Saturday, August 29, 2009

Emile & Honore' Morancy

from both books: "A Place to Remember", by Pinkston, and "Between the Rivers", by McKoin
Emile, Honore, and Victoria Morancy had escaped with their parents to Santo Domingo during the French Revolution. They were members of the illustrious Montmorancy family, parents who descended from French nobility. Their parents were slain by a mob during 1791 during the revolution in that country (Santo Domingo). The children were saved by a nurse, who hid them in a hogshead (a barrel) and rolled them aboard a ship owned by Stephen Girard, bound for Philadelphia. Through his kindness the children were placed with Girard's influential associates. After reaching the city of brotherly love, Emile was adopted by Charles Carroll of Carrollton, the great statesman, philosopher, and signer of the Declaration of Independence. Honore was taken in by a French abbot. Both boys were educated, Emile to be a *doctor, Honore' a teacher.
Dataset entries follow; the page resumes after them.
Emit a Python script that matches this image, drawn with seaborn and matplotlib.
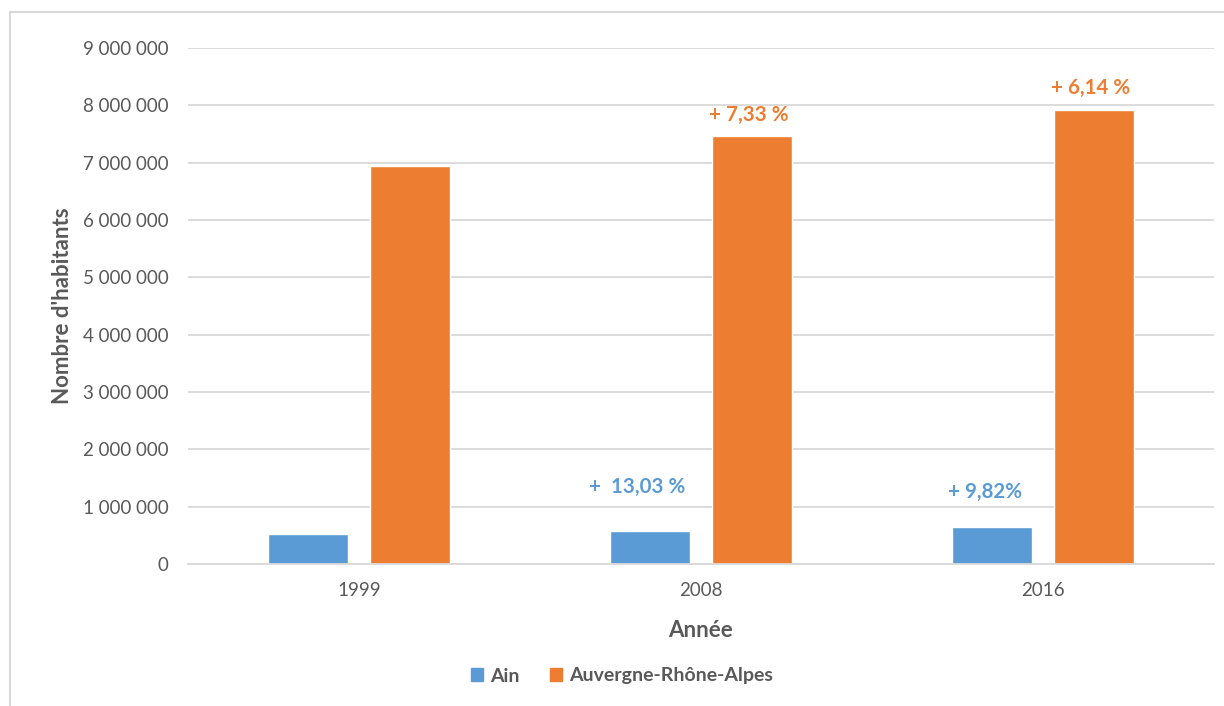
import matplotlib
matplotlib.use("Agg")
import matplotlib.pyplot as plt
from matplotlib.patches import Rectangle
from matplotlib.ticker import FuncFormatter
import seaborn as sns
import pandas as pd

# Population data
years = ["1999", "2008", "2016"]
ain = [515270, 582410, 639600]
region = [6949600, 7459000, 7917000]
series_names = ["Ain", "Auvergne-Rhône-Alpes"]

# Growth labels between census years
ain_growth = ["", "+  13,03 %", "+ 9,82%"]
region_growth = ["", "+ 7,33 %", "+ 6,14 %"]

df = pd.DataFrame({
    "Année": years * 2,
    "Population": ain + region,
    "Zone": [series_names[0]] * 3 + [series_names[1]] * 3,
})

BLUE = "#5B9BD5"
ORANGE = "#ED7D31"
GREY = "#595959"
GRID = "#D9D9D9"

sns.set_theme(style="white")
plt.rcParams["font.family"] = ["Lato", "DejaVu Sans"]

fig = plt.figure(figsize=(12.24, 7.06), dpi=100)
ax = fig.add_axes([188 / 1224, 1 - 564 / 706, (1214 - 188) / 1224, (564 - 48) / 706])

sns.barplot(data=df, x="Année", y="Population", hue="Zone",
            palette=[BLUE, ORANGE], width=0.6, gap=0.22,
            ax=ax, legend=False, saturation=1)

ax.set_ylim(0, 9_000_000)
ax.set_xlim(-0.5, 2.5)
ax.set_yticks(range(0, 9_000_001, 1_000_000))
ax.yaxis.set_major_formatter(FuncFormatter(lambda v, p: f"{int(v):,}".replace(",", " ")))
ax.grid(axis="y", color=GRID, linewidth=1.3)
ax.set_axisbelow(True)
for side in ["left", "right", "top"]:
    ax.spines[side].set_visible(False)
ax.spines["bottom"].set_color(GRID)
ax.spines["bottom"].set_linewidth(1.3)
ax.tick_params(axis="y", length=0, pad=14, labelsize=13.5, labelcolor=GREY)
ax.tick_params(axis="x", length=0, pad=13, labelsize=13.5, labelcolor=GREY)

ax.set_xlabel("Année", fontsize=16, fontweight="bold", color=GREY, labelpad=15)
ax.set_ylabel("Nombre d'habitants", fontsize=16, fontweight="bold", color=GREY, labelpad=7)

# Growth annotations
for i in range(1, 3):
    ax.text(i + 0.14, region[i] + 380_000, region_growth[i], ha="center", va="center",
            color=ORANGE, fontsize=14.8, fontweight="bold")
ax.text(1 - 0.187, 1_340_000, ain_growth[1], ha="center", va="center",
        color=BLUE, fontsize=14.8, fontweight="bold")
ax.text(2 - 0.17, 1_255_000, ain_growth[2], ha="center", va="center",
        color=BLUE, fontsize=14.8, fontweight="bold")

# Legend
handles = [Rectangle((0, 0), 1, 1, color=c) for c in (BLUE, ORANGE)]
leg = fig.legend(handles, series_names, loc="center", ncol=2, frameon=False,
                 bbox_to_anchor=(622 / 1224, 1 - 676 / 706),
                 handlelength=0.6, handleheight=0.6, handletextpad=0.35,
                 columnspacing=1.6, prop={"size": 14, "weight": "bold"})
for t in leg.get_texts():
    t.set_color(GREY)

# Chart-area frame
fig.patches.append(Rectangle((10 / 1224, -0.1), 1.2, 1 - 12 / 706 + 0.1,
                             transform=fig.transFigure, fill=False,
                             edgecolor="#D9D9D9", linewidth=1.5))

fig.savefig("out.png", dpi=100)
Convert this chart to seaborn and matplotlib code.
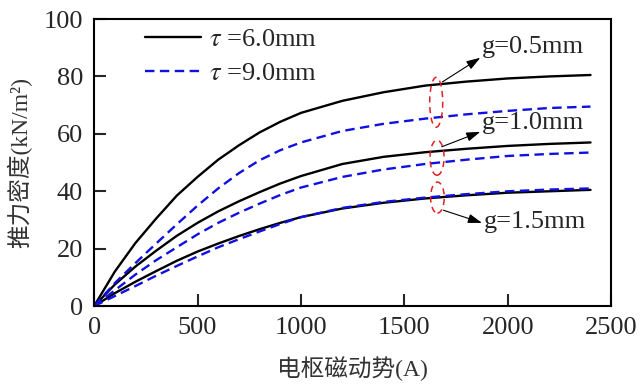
import matplotlib
matplotlib.use("Agg")

import matplotlib.pyplot as plt
import matplotlib.patches as mpatches
from matplotlib.lines import Line2D
import seaborn as sns
import pandas as pd

# ---- data ----
mmf = [0, 100, 200, 300, 400, 500, 600, 700, 800, 900, 1000,
       1200, 1400, 1600, 1800, 2000, 2200, 2400]

t6_g05 = [0, 12, 22, 30.5, 38.5, 45, 51, 56, 60.5, 64.2, 67.3,
          71.5, 74.5, 76.8, 78.2, 79.3, 80, 80.5]
t9_g05 = [0, 8, 15, 21.8, 28.5, 35, 41, 46.3, 50.8, 54.3, 57,
          61, 63.5, 65.3, 66.8, 68, 69, 69.5]
t6_g10 = [0, 7.5, 13.8, 19.3, 24.5, 29, 33, 36.5, 39.7, 42.7, 45.3,
          49.5, 52, 53.6, 54.8, 55.8, 56.5, 57]
t9_g10 = [0, 5.5, 11, 16, 20.5, 25, 29, 32.5, 35.7, 38.7, 41.3,
          45, 47.6, 49.5, 51, 52.3, 53, 53.5]
t6_g15 = [0, 4.5, 8.5, 12.2, 15.8, 19, 21.8, 24.4, 26.8, 29, 31,
          34, 36, 37.5, 38.6, 39.5, 40, 40.5]
t9_g15 = [0, 3.5, 7, 10.6, 14, 17.3, 20.5, 23.3, 26, 28.6, 31,
          34.2, 36.3, 37.8, 39, 40, 40.6, 41]

tau_labels = [r"$\tau$ =6.0mm", r"$\tau$ =9.0mm"]
gap_labels = ["g=0.5mm", "g=1.0mm", "g=1.5mm"]

# ellipse centres / sizes (data units) and label anchors
ell_x = [1654, 1658, 1660]
ell_y = [71, 51.7, 37.8]
ell_w = [63, 68, 66]
ell_h = [17.4, 12.2, 10.8]
arrow_from = [(1684, 78.1), (1681, 55.5), (1689, 33.4)]
arrow_to = [(1867, 86.5), (1867, 60.7), (1875, 29.0)]
label_pos = [(1875, 90.3), (1875, 63.7), (1886, 29.4)]

# ---- long table for seaborn ----
rows = []
for tau, g, ys in [("6", "0.5", t6_g05), ("9", "0.5", t9_g05),
                   ("6", "1.0", t6_g10), ("9", "1.0", t9_g10),
                   ("6", "1.5", t6_g15), ("9", "1.5", t9_g15)]:
    for x, y in zip(mmf, ys):
        rows.append({"mmf": x, "force": y, "tau": tau, "g": g})
df = pd.DataFrame(rows)

# ---- style ----
sns.set_theme(style="ticks")
SERIF = ["Liberation Serif", "Noto Sans CJK SC"]
plt.rcParams.update({
    "font.family": SERIF,
    "mathtext.fontset": "stix",
    "axes.linewidth": 1.5,
    "axes.edgecolor": "black",
})

BLACK = "#000000"
BLUE = "#1010e0"
RED = "#e02020"
FS = 19
DASH = (4, 2.3)

fig = plt.figure(figsize=(6.4, 3.88), dpi=100)
ax = fig.add_axes([0.147, 0.211, 0.808, 0.740])

sns.lineplot(data=df, x="mmf", y="force", hue="tau", style="tau",
             units="g", estimator=None, ax=ax, legend=False,
             palette={"6": BLACK, "9": BLUE},
             dashes={"6": "", "9": DASH}, lw=1.7)

ax.set_xlim(0, 2500)
ax.set_ylim(0, 100)
ax.set_xticks([0, 500, 1000, 1500, 2000, 2500])
ax.set_yticks([0, 20, 40, 60, 80, 100])
ax.tick_params(direction="in", length=8.5, width=1.5, labelsize=FS,
               top=False, right=False, pad=8)
for lab in ax.get_xticklabels() + ax.get_yticklabels():
    lab.set_family("Liberation Serif")

ax.set_xlabel("电枢磁动势(A)", fontsize=17, color="#333333", labelpad=12)
ax.set_ylabel("推力密度(kN/m²)", fontsize=17, color="#333333", labelpad=8)

# legend
handles = [Line2D([], [], color=BLACK, lw=1.7),
           Line2D([], [], color=BLUE, lw=1.7, dashes=DASH)]
ax.legend(handles, tau_labels, loc="upper left",
          bbox_to_anchor=(0.099, 0.97), frameon=False, fontsize=FS,
          handlelength=2.1, handletextpad=0.3, labelspacing=0.4,
          borderaxespad=0, borderpad=0)

# red dashed ellipses, arrows, gap labels
for i in range(3):
    ax.add_patch(mpatches.Ellipse((ell_x[i], ell_y[i]), ell_w[i], ell_h[i],
                                  fill=False, edgecolor=RED, lw=1.1,
                                  linestyle=(0, (4, 3)), zorder=5))
    ax.annotate("", xy=arrow_to[i], xytext=arrow_from[i],
                arrowprops=dict(arrowstyle="-|>,head_length=0.6,head_width=0.2",
                                color="black", lw=0.8, mutation_scale=14,
                                shrinkA=0, shrinkB=0))
    ax.text(label_pos[i][0], label_pos[i][1], gap_labels[i], fontsize=FS,
            va="center", ha="left", family="Liberation Serif")

fig.savefig("out.png", dpi=100)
Later the two brothers migrated to Millikin's Bend, where they came to be cotton planters and policticians. This location is now in Madison Parish, but was first a part of Ouachita, and for a while a part of Carroll. Most of therse early settlers had money when they came to the new land. With hard labor the slaves cleared the land with axe and saw, built canals, and cultivated the crops. Settlers purchased large tracts of land and began to live the good life they had been used to elsewhere.Dr. Emilus Morancy, trustee of public school funds in Ward 1, and his brother Honore' Perigny Morancy gave 320 acres to Reverend William H. Elder of Natchez, a Catholic Bishop. Honore' and his wife, Eliza Jane (Lowry), purchased 135 shares in the Union Bank of Louisiana created and incorporated by an act of the Legislature and approved on April 21, 1832.
Honore' Morancy, State Senator and resident of Millikin' Bend, elected to the state legislature to the present Ouachita Parish in the late 1820s. Soon afterwards, he introduced a bill to divide Ouachita Parish, which was passed in 1832. The new parish was named Carroll in honor of Emile's foster father, Lake Providence became the seat of government.
In Lake Providence Misses Mary and Carrie Jackson, late residents, whose home was at the corner of Brown and 1st Streets, were granddaughters of Honore' Morancy. Mrs. Ella Noland Bell, another resident, and her family, were descendants of Emile Morancy.
*NOTE: IN THE BOOK "A PLACE TO REMEMBER", HEALTH CHAPTER, LISTS EMILIUS MORANCY AS BEING A PHYSICIAN IN CARROLL PARISH IN 1834, WHEN HE WAS FIRST MENTIONED IN THE NEWSPAPERS.